*Items*
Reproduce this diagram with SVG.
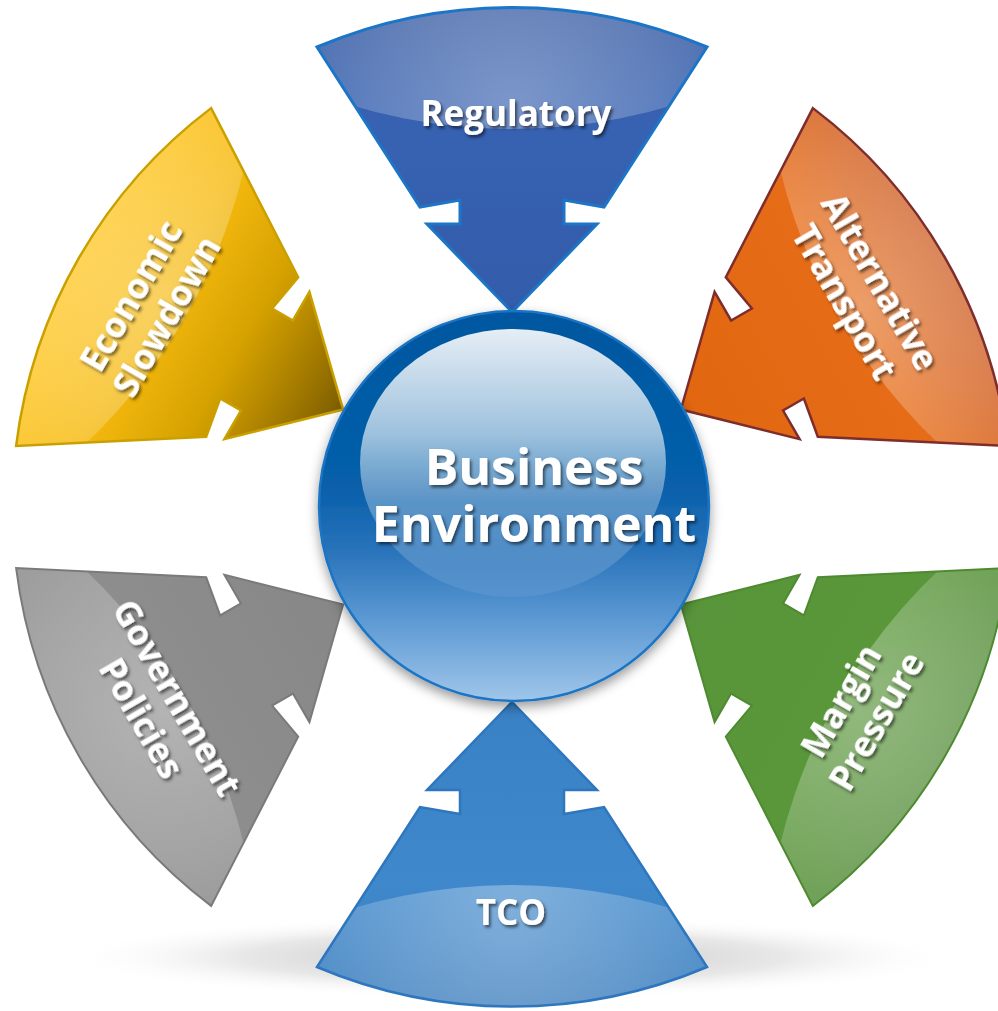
<svg xmlns="http://www.w3.org/2000/svg" width="998" height="1011" viewBox="0 0 998 1011">
<defs>
<style>
.lbl{font-family:"Open Sans","Noto Sans","DejaVu Sans",sans-serif;font-weight:700;fill:#ffffff;text-anchor:middle}
.s34{font-size:35px}
.s51{font-size:50px}
.edge{fill:none;stroke-linejoin:miter}
</style>
<path id="arrow" d="M -195,-460 A 500 500 0 0 1 195,-460 L 92,-300 L 52,-307 L 52,-283 L 85,-283 L 0,-195 L -85,-283 L -52,-283 L -52,-307 L -92,-300 Z"/>
<clipPath id="arrowClip" clipPathUnits="userSpaceOnUse"><use href="#arrow"/></clipPath>
<radialGradient id="hl" gradientUnits="userSpaceOnUse" cx="0" cy="-400" r="240">
<stop offset="0" stop-color="#ffffff" stop-opacity="0.34"/>
<stop offset="0.6" stop-color="#ffffff" stop-opacity="0.2"/>
<stop offset="1" stop-color="#ffffff" stop-opacity="0.08"/>
</radialGradient>
<linearGradient id="gReg" gradientUnits="userSpaceOnUse" x1="0" y1="-500" x2="0" y2="-195">
<stop offset="0" stop-color="#3B5EA4"/><stop offset="0.4" stop-color="#3762B2"/><stop offset="1" stop-color="#335CAA"/>
</linearGradient>
<linearGradient id="gTco" gradientUnits="userSpaceOnUse" x1="0" y1="-500" x2="0" y2="-195">
<stop offset="0" stop-color="#3A7CBC"/><stop offset="0.4" stop-color="#3E88CB"/><stop offset="1" stop-color="#3981C5"/>
</linearGradient>
<linearGradient id="gEco" gradientUnits="userSpaceOnUse" x1="0" y1="-500" x2="0" y2="-195">
<stop offset="0" stop-color="#FFC622"/><stop offset="0.3" stop-color="#F6BA10"/><stop offset="0.6" stop-color="#D6A200"/><stop offset="0.85" stop-color="#A07800"/><stop offset="1" stop-color="#7C5D00"/>
</linearGradient>
<linearGradient id="gAlt" gradientUnits="userSpaceOnUse" x1="0" y1="-500" x2="0" y2="-195">
<stop offset="0" stop-color="#CE6028"/><stop offset="0.35" stop-color="#E66C18"/><stop offset="1" stop-color="#E1660F"/>
</linearGradient>
<linearGradient id="gMar" gradientUnits="userSpaceOnUse" x1="0" y1="-500" x2="0" y2="-195">
<stop offset="0" stop-color="#5A9040"/><stop offset="0.4" stop-color="#5A973A"/><stop offset="1" stop-color="#58953A"/>
</linearGradient>
<linearGradient id="gGov" gradientUnits="userSpaceOnUse" x1="0" y1="-500" x2="0" y2="-195">
<stop offset="0" stop-color="#8E8E8E"/><stop offset="0.4" stop-color="#8D8D8D"/><stop offset="1" stop-color="#878787"/>
</linearGradient>
<linearGradient id="ball" gradientUnits="userSpaceOnUse" x1="0" y1="311" x2="0" y2="701">
<stop offset="0" stop-color="#0057A0"/><stop offset="0.45" stop-color="#075FAA"/><stop offset="0.62" stop-color="#2A74BB"/><stop offset="0.8" stop-color="#5F9BD4"/><stop offset="1" stop-color="#A0C6EA"/>
</linearGradient>
<linearGradient id="gloss" gradientUnits="userSpaceOnUse" x1="0" y1="329" x2="0" y2="597">
<stop offset="0" stop-color="#ffffff" stop-opacity="0.9"/><stop offset="0.39" stop-color="#ffffff" stop-opacity="0.62"/><stop offset="0.64" stop-color="#ffffff" stop-opacity="0.32"/><stop offset="1" stop-color="#ffffff" stop-opacity="0.06"/>
</linearGradient>
<radialGradient id="floor" cx="0.5" cy="0.5" r="0.5">
<stop offset="0" stop-color="#B8B8B8" stop-opacity="0.9"/><stop offset="0.6" stop-color="#D0D0D0" stop-opacity="0.5"/><stop offset="1" stop-color="#FFFFFF" stop-opacity="0"/>
</radialGradient>
<filter id="ts" x="-20%" y="-20%" width="140%" height="140%">
<feDropShadow dx="2" dy="2.5" stdDeviation="1.5" flood-color="#000000" flood-opacity="0.55"/>
</filter>
<filter id="bs" x="-20%" y="-20%" width="140%" height="140%">
<feDropShadow dx="0" dy="5" stdDeviation="6" flood-color="#000000" flood-opacity="0.4"/>
</filter>
</defs>
<rect width="998" height="1011" fill="#ffffff"/>
<ellipse cx="512" cy="957" rx="450" ry="42" fill="url(#floor)"/>
<g id="connectors"/>
<g id="node-regulatory" transform="translate(512,507)">
<use href="#arrow" fill="url(#gReg)"/>
<circle cx="0" cy="-935" r="557" fill="url(#hl)" clip-path="url(#arrowClip)"/>
<use href="#arrow" class="edge" stroke="#1C75C6" stroke-width="3"/>
</g>
<g id="node-alternative-transport" transform="translate(512,507) rotate(60)">
<use href="#arrow" fill="url(#gAlt)"/>
<circle cx="0" cy="-935" r="557" fill="url(#hl)" clip-path="url(#arrowClip)"/>
<use href="#arrow" class="edge" stroke="#7E2D2D" stroke-width="2.5"/>
</g>
<g id="node-margin-pressure" transform="translate(512,507) rotate(120)">
<use href="#arrow" fill="url(#gMar)"/>
<circle cx="0" cy="-935" r="557" fill="url(#hl)" clip-path="url(#arrowClip)"/>
<use href="#arrow" class="edge" stroke="#4E8A30" stroke-width="2"/>
</g>
<g id="node-tco" transform="translate(512,507) rotate(180)">
<use href="#arrow" fill="url(#gTco)"/>
<circle cx="0" cy="-935" r="557" fill="url(#hl)" clip-path="url(#arrowClip)"/>
<use href="#arrow" class="edge" stroke="#2E76BE" stroke-width="2.5"/>
</g>
<g id="node-government-policies" transform="translate(512,507) rotate(240)">
<use href="#arrow" fill="url(#gGov)"/>
<circle cx="0" cy="-935" r="557" fill="url(#hl)" clip-path="url(#arrowClip)"/>
<use href="#arrow" class="edge" stroke="#7A7A7A" stroke-width="2"/>
</g>
<g id="node-economic-slowdown" transform="translate(512,507) rotate(300)">
<use href="#arrow" fill="url(#gEco)"/>
<circle cx="0" cy="-935" r="557" fill="url(#hl)" clip-path="url(#arrowClip)"/>
<use href="#arrow" class="edge" stroke="#C9A000" stroke-width="2.5"/>
</g>
<g id="node-business-environment">
<circle cx="514" cy="506" r="195" fill="url(#ball)" stroke="#1A74C4" stroke-width="2.5" filter="url(#bs)"/>
<ellipse cx="513" cy="463" rx="153" ry="134" fill="url(#gloss)"/>
</g>
<g id="labels" filter="url(#ts)">
<text class="lbl s34" x="516" y="126">Regulatory</text>
<text class="lbl s34" x="511" y="925">TCO</text>
<text class="lbl s51"><tspan x="534" y="485">Business</tspan><tspan x="534" y="542">Environment</tspan></text>
<text class="lbl s34" transform="translate(149,306) rotate(-60)"><tspan x="0" y="-8.5">Economic</tspan><tspan x="0" y="32.5">Slowdown</tspan></text>
<text class="lbl s34" transform="translate(862,292) rotate(60)"><tspan x="0" y="-8.5">Alternative</tspan><tspan x="0" y="32.5">Transport</tspan></text>
<text class="lbl s34" transform="translate(159,708) rotate(60)"><tspan x="0" y="-8.5">Government</tspan><tspan x="0" y="32.5">Policies</tspan></text>
<text class="lbl s34" transform="translate(859,711) rotate(-60)"><tspan x="0" y="-8.5">Margin</tspan><tspan x="0" y="32.5">Pressure</tspan></text>
</g>
</svg>
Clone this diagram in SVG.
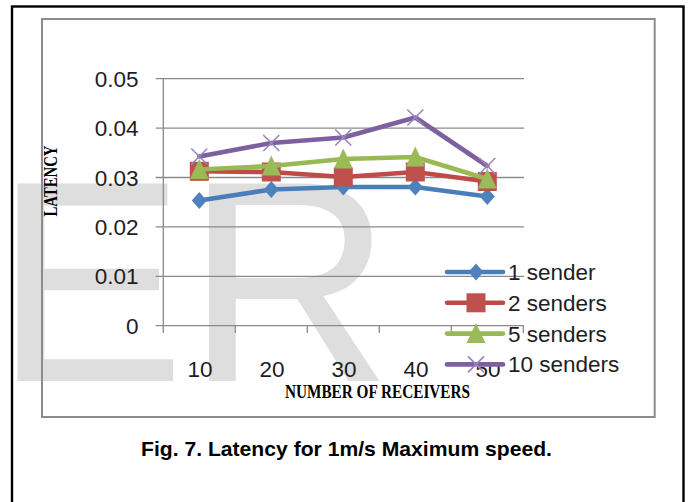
<svg xmlns="http://www.w3.org/2000/svg" xmlns:xlink="http://www.w3.org/1999/xlink" width="688" height="502" viewBox="0 0 688 502">
  <style>
    .num { font-family: "Liberation Sans", Arial, sans-serif; font-size: 22.5px; fill: #1e1e1e; }
    .ylab { text-anchor: end; }
    .xlab { text-anchor: middle; }
    .axt { font-family: "Liberation Serif", "Times New Roman", serif; font-weight: bold; fill: #000; }
    .cap { font-family: "Liberation Sans", Arial, sans-serif; font-weight: bold; font-size: 21px; fill: #000; }
    .grid { stroke: #8a8a8a; stroke-width: 1.3; fill: none; }
    .series { fill: none; stroke-width: 4.6; stroke-linejoin: round; stroke-linecap: round; }
    .s1 { stroke: #4A7EBB; }
    .s2 { stroke: #BE4B48; }
    .s3 { stroke: #98B954; }
    .s4 { stroke: #7D60A0; }
  </style>
  <defs>
    <polygon id="mk-diamond" points="0,-8.5 7.5,0 0,8.5 -7.5,0" fill="#4F81BD"/>
    <rect id="mk-square" x="-9.5" y="-9.5" width="19" height="19" fill="#C0504D"/>
    <polygon id="mk-triangle" points="0,-10.5 9.5,9.5 -9.5,9.5" fill="#9BBB59"/>
    <path id="mk-cross" d="M-8,-8 L8,8 M-8,8 L8,-8" stroke="#9A86C0" stroke-width="1.6" fill="none"/>
  </defs>

  <!-- page background -->
  <rect x="0" y="0" width="688" height="502" fill="#ffffff"/>

  <!-- watermark letters -->
  <g id="watermark">
    <text x="-6" y="381" font-family="'Liberation Sans', Arial, sans-serif" font-size="287" fill="#dedede">ER</text>
  </g>

  <!-- outer figure frame and chart frame -->
  <g id="frames">
    <rect x="12" y="6.5" width="671.5" height="500" fill="none" stroke="#000" stroke-width="2.4"/>
    <rect x="42" y="19" width="612.7" height="398" fill="none" stroke="#8c8c8c" stroke-width="2"/>
  </g>

  <!-- gridlines, axes and ticks -->
  <g id="axes">
    <line class="grid" x1="155.7" y1="78.7" x2="524" y2="78.7"/>
    <line class="grid" x1="155.7" y1="128.1" x2="524" y2="128.1"/>
    <line class="grid" x1="155.7" y1="177.5" x2="524" y2="177.5"/>
    <line class="grid" x1="155.7" y1="226.9" x2="524" y2="226.9"/>
    <line class="grid" x1="155.7" y1="276.3" x2="524" y2="276.3"/>
    <line class="grid" x1="155.7" y1="325.7" x2="524" y2="325.7"/>
    <line class="grid" x1="163.3" y1="78.7" x2="163.3" y2="333"/>
    <line class="grid" x1="235.3" y1="325.7" x2="235.3" y2="333"/>
    <line class="grid" x1="307.3" y1="325.7" x2="307.3" y2="333"/>
    <line class="grid" x1="379.3" y1="325.7" x2="379.3" y2="333"/>
    <line class="grid" x1="451.3" y1="325.7" x2="451.3" y2="333"/>
    <line class="grid" x1="523.3" y1="325.7" x2="523.3" y2="333"/>
  </g>

  <!-- value axis labels -->
  <g id="y-labels" class="num ylab">
    <text x="138.5" y="86.7">0.05</text>
    <text x="138.5" y="136.1">0.04</text>
    <text x="138.5" y="185.5">0.03</text>
    <text x="138.5" y="234.9">0.02</text>
    <text x="138.5" y="284.3">0.01</text>
    <text x="138.5" y="333.7">0</text>
  </g>

  <!-- category axis labels -->
  <g id="x-labels" class="num xlab">
    <text x="200" y="376.5">10</text>
    <text x="272" y="376.5">20</text>
    <text x="344" y="376.5">30</text>
    <text x="416" y="376.5">40</text>
    <text x="488" y="376.5">50</text>
  </g>

  <!-- axis titles -->
  <g id="axis-titles">
    <text class="axt" transform="translate(57,181) rotate(-90)" x="0" y="0" font-size="18" text-anchor="middle" textLength="71" lengthAdjust="spacingAndGlyphs">LATENCY</text>
    <text class="axt" x="377.5" y="398" font-size="19" text-anchor="middle" textLength="185" lengthAdjust="spacingAndGlyphs">NUMBER OF RECEIVERS</text>
  </g>

  <!-- data series -->
  <g id="series-1-sender">
    <polyline class="series s1" points="199.3,200.5 271.3,189.5 343.3,187 415.3,187 487.3,196.5"/>
    <use xlink:href="#mk-diamond" x="199.3" y="200.5"/>
    <use xlink:href="#mk-diamond" x="271.3" y="189.5"/>
    <use xlink:href="#mk-diamond" x="343.3" y="187"/>
    <use xlink:href="#mk-diamond" x="415.3" y="187"/>
    <use xlink:href="#mk-diamond" x="487.3" y="196.5"/>
  </g>
  <g id="series-2-senders">
    <polyline class="series s2" points="199.3,171.3 271.3,172 343.3,177 415.3,172 487.3,181.5"/>
    <use xlink:href="#mk-square" x="199.3" y="171.3"/>
    <use xlink:href="#mk-square" x="271.3" y="172"/>
    <use xlink:href="#mk-square" x="343.3" y="177"/>
    <use xlink:href="#mk-square" x="415.3" y="172"/>
    <use xlink:href="#mk-square" x="487.3" y="181.5"/>
  </g>
  <g id="series-5-senders">
    <polyline class="series s3" points="199.3,169.5 271.3,166 343.3,159 415.3,157 487.3,179"/>
    <use xlink:href="#mk-triangle" x="199.3" y="169.5"/>
    <use xlink:href="#mk-triangle" x="271.3" y="166"/>
    <use xlink:href="#mk-triangle" x="343.3" y="159"/>
    <use xlink:href="#mk-triangle" x="415.3" y="157"/>
    <use xlink:href="#mk-triangle" x="487.3" y="179"/>
  </g>
  <g id="series-10-senders">
    <polyline class="series s4" points="199.3,156.5 271.3,143 343.3,137.5 415.3,117.5 487.3,166"/>
    <use xlink:href="#mk-cross" x="199.3" y="156.5"/>
    <use xlink:href="#mk-cross" x="271.3" y="143"/>
    <use xlink:href="#mk-cross" x="343.3" y="137.5"/>
    <use xlink:href="#mk-cross" x="415.3" y="117.5"/>
    <use xlink:href="#mk-cross" x="487.3" y="166"/>
  </g>

  <!-- legend -->
  <g id="legend">
    <line class="series s1" x1="447" y1="272" x2="503" y2="272"/>
    <use xlink:href="#mk-diamond" x="476" y="272"/>
    <text class="num" x="508" y="280">1 sender</text>
    <line class="series s2" x1="447" y1="302.8" x2="503" y2="302.8"/>
    <use xlink:href="#mk-square" x="476" y="302.8"/>
    <text class="num" x="508" y="310.8">2 senders</text>
    <line class="series s3" x1="447" y1="333.6" x2="503" y2="333.6"/>
    <use xlink:href="#mk-triangle" x="476" y="333.6"/>
    <text class="num" x="508" y="341.6">5 senders</text>
    <line class="series s4" x1="447" y1="364.4" x2="503" y2="364.4"/>
    <use xlink:href="#mk-cross" x="476" y="364.4"/>
    <text class="num" x="508" y="372.4">10 senders</text>
  </g>

  <!-- figure caption -->
  <g id="caption">
    <text class="cap" x="141" y="456" textLength="411" lengthAdjust="spacingAndGlyphs">Fig. 7. Latency for 1m/s Maximum speed.</text>
  </g>
</svg>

*Your task*
Copy every line that contains the string "this".

*Written answer*
Reproduce this diagram with SVG.
Clone this diagram in SVG.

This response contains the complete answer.